Questions about possible money for the endorsement were raised after details surfaced over remarks at the January 2010 GBPA board meeting.
Meeting minutes include: “[GBPA President] Kathi [Schue] reminded the board that if the ‘casino’ license gets approved, Dave [LeVan] had, at the time of the original project, indicated that GBPA would receive $250,000 a year for 10 years.”
The “original project” refers to LeVan’s Crossroads casino proposal in Gettysburg, which was rejected by the Pennsylvania Gaming Control Board in 2006.
At the January meeting Schue moved that the board support LeVan’s efforts to purchase the Eisenhower Inn. His pending application is for a resort hotel casino license at that site, which he has under option.

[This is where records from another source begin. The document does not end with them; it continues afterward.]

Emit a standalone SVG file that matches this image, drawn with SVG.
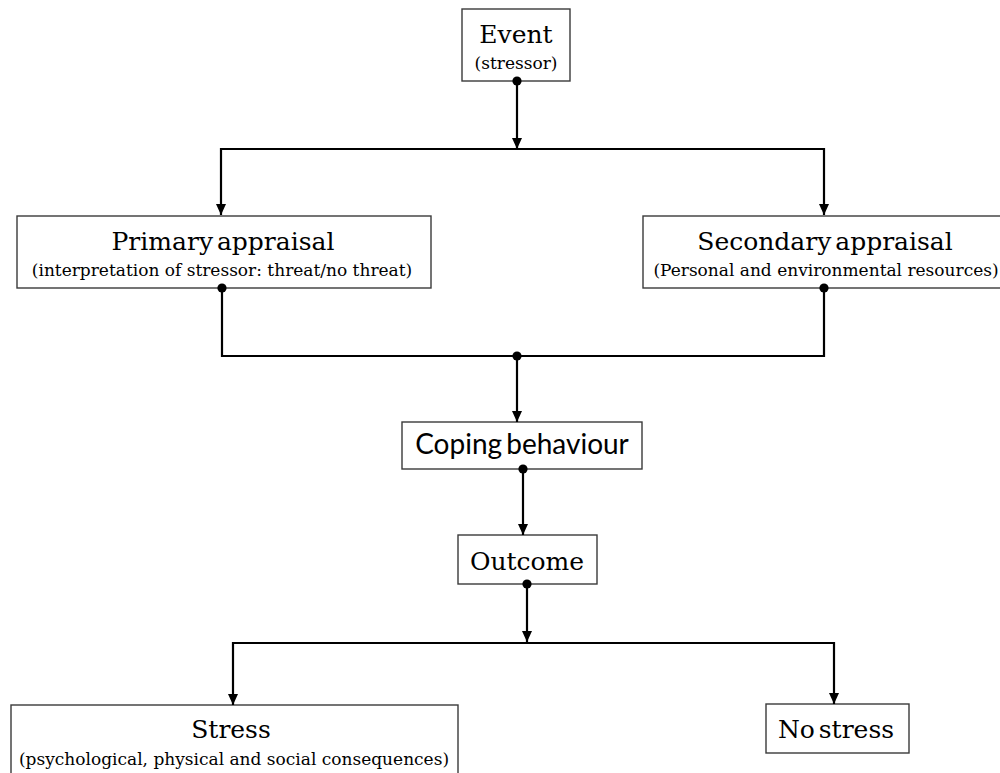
<svg xmlns="http://www.w3.org/2000/svg" width="1000" height="773" viewBox="0 0 1000 773">
<defs>
<marker id="arr" markerUnits="userSpaceOnUse" markerWidth="12" markerHeight="11" refX="11" refY="5.5" orient="auto">
<path d="M0,0.5 L11,5.5 L0,10.5 z" fill="#000"/>
</marker>
<marker id="dot" markerUnits="userSpaceOnUse" markerWidth="11" markerHeight="11" refX="5.5" refY="5.5" orient="auto">
<circle cx="5.5" cy="5.5" r="4.6" fill="#000"/>
</marker>
</defs>
<style>
.box{fill:#fff;stroke:#3a3a3a;stroke-width:1.4}
.t{font-family:"DejaVu Serif","Liberation Serif",serif;font-size:25px;fill:#000;text-anchor:middle;word-spacing:-4px}
.s{font-family:"DejaVu Serif","Liberation Serif",serif;font-size:17px;fill:#000;text-anchor:middle}
.c{font-family:Lato,"Liberation Sans",sans-serif;font-size:28px;fill:#000;text-anchor:middle;word-spacing:-3px}
.ln{fill:none;stroke:#000;stroke-width:2.2}
</style>
<rect width="1000" height="773" fill="#fff"/>
<g id="event">
<rect class="box" x="462" y="9" width="108" height="72"/>
<text class="t" x="516" y="43">Event</text>
<text class="s" x="516" y="69">(stressor)</text>
</g>
<g id="primary">
<rect class="box" x="17" y="216" width="414" height="72"/>
<text class="t" x="223" y="250">Primary appraisal</text>
<text class="s" x="222" y="276">(interpretation of stressor: threat/no threat)</text>
</g>
<g id="secondary">
<rect class="box" x="643" y="216" width="360" height="72"/>
<text class="t" x="825" y="250">Secondary appraisal</text>
<text class="s" x="826" y="276">(Personal and environmental resources)</text>
</g>
<g id="coping">
<rect class="box" x="402" y="422" width="240" height="47"/>
<text class="c" x="522" y="454">Coping behaviour</text>
</g>
<g id="outcome">
<rect class="box" x="458" y="535" width="139" height="49"/>
<text class="t" x="527" y="570">Outcome</text>
</g>
<g id="stress">
<rect class="box" x="11" y="705" width="447" height="80"/>
<text class="t" x="231" y="738">Stress</text>
<text class="s" x="234" y="765">(psychological, physical and social consequences)</text>
</g>
<g id="nostress">
<rect class="box" x="766" y="704" width="143" height="49"/>
<text class="t" x="836" y="738">No stress</text>
</g>
<g id="connectors">
<path class="ln" d="M517,81 V149" marker-start="url(#dot)" marker-end="url(#arr)"/>
<path class="ln" d="M517,149 H221 V215" marker-end="url(#arr)"/>
<path class="ln" d="M517,149 H824 V215" marker-end="url(#arr)"/>
<path class="ln" d="M222,288 V356 H517" marker-start="url(#dot)"/>
<path class="ln" d="M824,288 V356 H517" marker-start="url(#dot)"/>
<path class="ln" d="M517,356 V422" marker-start="url(#dot)" marker-end="url(#arr)"/>
<path class="ln" d="M523,469 V535" marker-start="url(#dot)" marker-end="url(#arr)"/>
<path class="ln" d="M527,584 V642" marker-start="url(#dot)" marker-end="url(#arr)"/>
<path class="ln" d="M527,643 H233 V705" marker-end="url(#arr)"/>
<path class="ln" d="M527,643 H834 V704" marker-end="url(#arr)"/>
</g>
</svg>
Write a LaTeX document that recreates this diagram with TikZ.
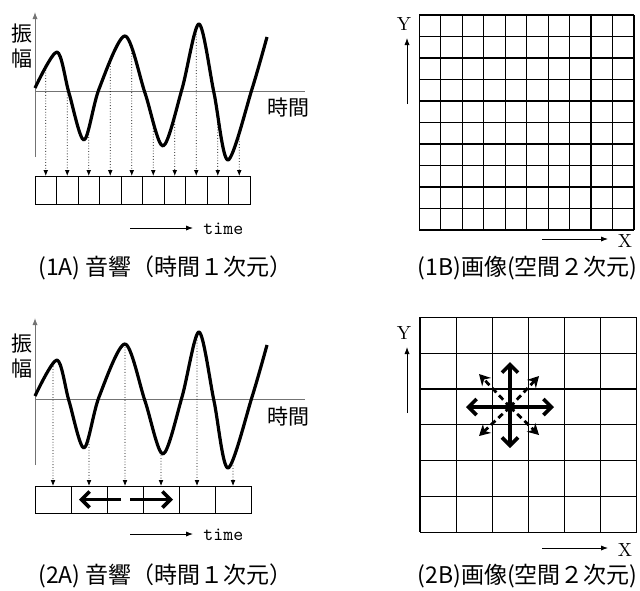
\documentclass[tikz,border=0pt]{standalone}
\usepackage{fontspec}
\usepackage{tikz}
\usetikzlibrary{arrows.meta, intersections, positioning}
\newfontfamily\cjk{Noto Sans CJK JP}
\newcommand\wavecurve{plot[smooth, tension=0.5] coordinates {(35,88) (57,52) (69,93) (84,140) (99,89) (125,36) (145,93) (163,146) (182,89) (199,24) (214,93) (228,160) (252,89) (267,37)}}

\begin{document}
\begin{tikzpicture}[x=0.5pt, y=-0.5pt,
    axis/.style={draw=black!55, line width=0.5pt},
    axarrow/.style={axis, -{Latex[length=3.5pt,width=2.6pt]}},
    dirarrow/.style={line width=0.45pt, -{Latex[length=3.5pt,width=2.6pt]}},
    wave/.style={line width=1.6pt, line join=round},
    cell/.style={draw, line width=0.5pt, inner sep=0pt, outer sep=0pt},
    tap/.style={densely dotted, line width=0.4pt, -{Latex[length=3pt,width=2.4pt]}},
    gridline/.style={line width=0.6pt},
    push/.style={line width=1.8pt, -{Straight Barb[length=4pt,width=8pt]}},
    slant/.style={line width=1.4pt, dash pattern=on 3pt off 2pt, -{Stealth[length=5.5pt,width=6pt]}},
    cjklabel/.style={font=\cjk\fontsize{10.5}{12.5}\selectfont, inner sep=0pt},
    caption/.style={font=\cjk\fontsize{11.5}{13}\selectfont, inner sep=0pt},
    ttlabel/.style={font=\ttfamily\fontsize{9.5}{11}\selectfont, inner sep=0pt},
    xylabel/.style={font=\fontsize{9.5}{10}\selectfont, inner sep=0pt}]
\useasboundingbox (0,0) rectangle (640,590);

% (1A) sound, 10 samples
\draw[axarrow] (35,157) coordinate (o1) -- (35,12) coordinate (y1);
\draw[axis] (o1 |- 0,91) -- (305,91) coordinate (x1);
\node[cjklabel, align=center] (amp1) at (22,46) {振\\幅};
\node[cjklabel] (tlab1) at (288,108) {時間};
\draw[wave, name path global=wave1] \wavecurve;
\foreach \i in {1,...,10}
  \node[cell, minimum width=10.75pt, minimum height=14pt] (s\i) at (35+21.5*\i-10.75,190) {};
\foreach \i in {1,...,10}{
  \path[name path=probe] (s\i.north) -- ++(0,-190);
  \draw[tap, name intersections={of=wave1 and probe, by=hit}] (hit) -- (s\i.north);
}
\draw[dirarrow] (130,228) coordinate (ta1) -- (193,228) coordinate (tb1);
\node[ttlabel, anchor=west] (time1) at (203,229) {time};
\node[caption, anchor=west] (cap1a) at (38,268) {(1A) 音響（時間１次元）};

% (1B) image, 10 x 10
\foreach \k in {0,...,10}{
  \draw[gridline] (419.3+\k*21.47,15) -- ++(0,215);
  \draw[gridline] (419.3,15+\k*21.5) -- ++(214.7,0);
}
\node[xylabel] (ylab1) at (404,24) {Y};
\draw[dirarrow] (407,104) coordinate (ya1) -- (407,38) coordinate (yb1);
\draw[dirarrow] (542,239) coordinate (xa1) -- (608,239) coordinate (xb1);
\node[xylabel] (xlab1) at (625,241) {X};
\node[caption, anchor=east] (cap1b) at (638,268) {(1B)画像(空間２次元)};

% (2A) sound, 6 samples
\begin{scope}[shift={(0,308)}]
\draw[axarrow] (35,157) coordinate (o2) -- (35,10) coordinate (y2);
\draw[axis] (o2 |- 0,91) -- (305,91) coordinate (x2);
\node[cjklabel, align=center] (amp2) at (22,48) {振\\幅};
\node[cjklabel] (tlab2) at (288,109) {時間};
\draw[wave, name path global=wave2] \wavecurve;
\end{scope}
\foreach \i in {1,...,6}
  \node[cell, minimum width=18pt, minimum height=13.5pt] (t\i) at (35+36*\i-18,499.5) {};
\foreach \i in {1,...,6}{
  \path[name path=probe] (t\i.north) -- ++(0,-190);
  \draw[tap, name intersections={of=wave2 and probe, by=hit}] (hit) -- (t\i.north);
}
\draw[push] ([xshift=-2pt]t3.center) -- ([xshift=-5pt]t2.center);
\draw[push] ([xshift=2.6pt]t3.center) -- ([xshift=6pt]t4.center);
\draw[dirarrow] (130,534) coordinate (ta2) -- (193,534) coordinate (tb2);
\node[ttlabel, anchor=west] (time2) at (203,535) {time};
\node[caption, anchor=west] (cap2a) at (38,576) {(2A) 音響（時間１次元）};

% (2B) image, 6 x 6
\foreach \k in {0,...,6}{
  \draw[gridline] (420+\k*36.1,317.3) -- ++(0,215);
  \draw[gridline] (420,317.3+\k*35.83) -- ++(216.6,0);
}
\coordinate (ctr) at (510,407);
\foreach \dx/\dy in {0/-45, 0/41, -44/0, 44/0}
  \draw[push] (ctr) -- ++(\dx,\dy);
\foreach \dx/\dy in {-31/-33, 29/-31, -31/29, 29/28}
  \draw[slant] (ctr) -- ++(\dx,\dy);
\node[xylabel] (ylab2) at (404,333) {Y};
\draw[dirarrow] (407,413) coordinate (ya2) -- (407,347) coordinate (yb2);
\draw[dirarrow] (542,548) coordinate (xa2) -- (608,548) coordinate (xb2);
\node[xylabel] (xlab2) at (625,550) {X};
\node[caption, anchor=east] (cap2b) at (638,576) {(2B)画像(空間２次元)};
\end{tikzpicture}
\end{document}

Schue confirmed to Civil War News that she and LeVan discussed him donating money to GBPA if it endorsed his Crossroads project. She said it was a verbal understanding she and LeVan had back then.
In an email La Torre said, “There was never, ever any promise made to GBPA for financial support by Crossroads. Period. None.”
Schue testified before the Gaming Board in 2006 in favor of the Crossroads application. While she was GBPA president at the time, Schue spoke only for herself as an individual, she explained. The organization did not endorse Crossroads.
Some who were present at the January GBPA board meeting got the impression that the money for endorsing Crossroads would be given if GBPA endorsed the current Mason-Dixon proposal.
Concurring with La Torre and Synnamon, Schue said there was no such agreement.
When the GBPA board voted in August, with one against, to endorse the current casino proposal, there had been no contact with Mason-Dixon or LeVan, according to Synnamon.
He said the board looked at the proposal from a narrow, preservation-only perspective, considering that it would not change the building and parking lot footprint or viewshed since existing commercial property would be reused.